Solved – Assumptions for Canonical Correspondence analysis

analysisassumptionscanonical-correlationcorrespondence-analysis

I have been trying to find the major assumptions a Canonical Correspondence Analysis makes when doing its analysis. I have had a hard time finding anything useful. I did, however, find the assumptions for Canonical Correlation analysis. Does anyone know if these are the same assumptions for Canonical Correspondance analysis? I am guessing the assumptions are there should be a Gaussian relationship between the sets of variables, a Gaussian relationship between the variates, homoscedasticity and finally it is highly recommended for the data to be normally distributed.

Best Answer

Assumptions made are:

  1. Mean-variance relationship

Correspondence analysis assumes that your data follow the Poisson or multinomial distribution, since it divides the raw residuals by the square root of their expected value under the independence model.

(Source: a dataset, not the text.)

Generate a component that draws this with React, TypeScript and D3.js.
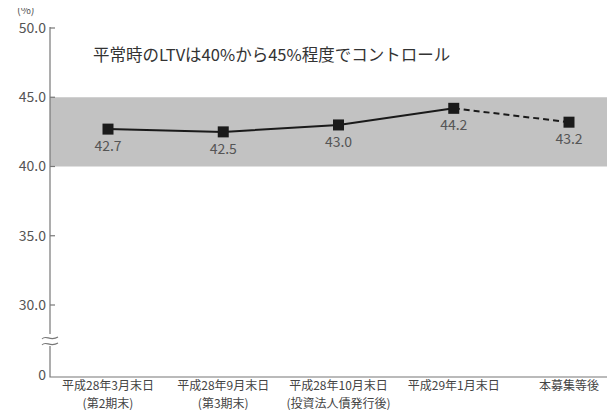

Mathematically speaking this becomes:

$$R^{-1/2}(X-E)C^{-1/2}$$

with $X$ your n-by-p matrix of interest, $R$ a n-by-n diagonal matrix containing the row sums of $X$, $C$ a p-by-p diagonal matrix containing the column sums of $X$ and $E = \frac{R11'C}{a}$ the matrix of expectations (a being the total sum of all elements of $X$) and $1$ and $1'$ vectors filled with ones with length n and p respectively.

There is thus a hidden distributional assumption that $E(X_{ij}) = Var(X_{ij})$ for the Pearson residuals $\frac{x_{ij}-e_{ij}}{e_{ij}}$ to be properly standardized. So far for regular as well as canonical correspondence analysis.

  1. Response functions

Canonical correspondence analysis indeed assumes a Gaussian response function and equal tolerances for all species.